Date Taken: 08/05/2017
Location: Near Milepost 430
Camera: Nikon D50
Lens: 105 mm Sigma macro
Focal Length: 105 mm
Exposure: Aperture Priority
How I Got This Shot: I was headed south on the Parkway when I saw this flower in the right-hand margin. There was an overlook within 30 yards beyond the cut where the flower grew, so I parked and walked back. I think this plant comes back every year, as I saw one in the same spot in 2018, but there are lots of lilies all along the parkway between Mt. Pisgah and Waterrock Knob, and others scattered more infrequently elsewhere, so similar flowers should not be hard to find.
I took this shot lying on my back halfway in the road and halfway in the grass margin, which was very narrow between the road and the cliff. It was about 1:44 PM and the sunlight was coming down through the lily from the left.
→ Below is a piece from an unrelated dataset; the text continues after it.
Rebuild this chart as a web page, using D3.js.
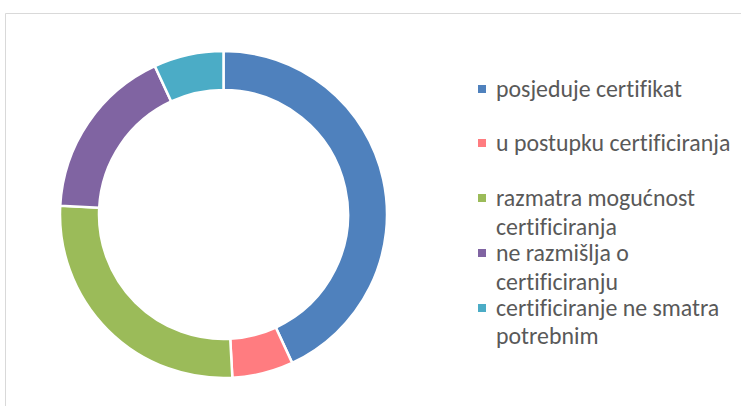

The flower was positioned against a stone cut, but the background colors were medium gray and green; I have no idea why the background came out so dark from this angle, and in most of my other shots, it did not.
While I took this photo, I had someone watching the road to warn me of oncoming traffic, and I strongly recommend against lying down in the Parkway to shoot photographs without an assistant to keep watch, because the Parkway is very busy, and it’s easy to forget where you are when you’re absorbed in setting your camera and trying to focus.
For best results with Turk’s Cap lilies, I recommend shooting from below, slightly below, or parallel to the flower, and trying to shoot at an angle where light is coming through the flower from the side rather than shooting directly into the sun or shooting with the sun behind you. The lilies light up and glow like stained glass when direct sunlight comes through the petals. Almost invariably, shooting these flowers with the light behind you gives relatively flat and uninteresting results. It can take time and patience to find flowers that are located so that the sunlight is shining through them at an angle you can capture, but it’s well worth your while. This method has given me dozens of amazing photos of this type of lily, and it’s one of my favorite wildflower subjects.
I start looking for these flowers in early July. Blossom season lasts about a month. Some seasons, they bloom a couple of weeks early and sometimes they’re a couple of weeks late.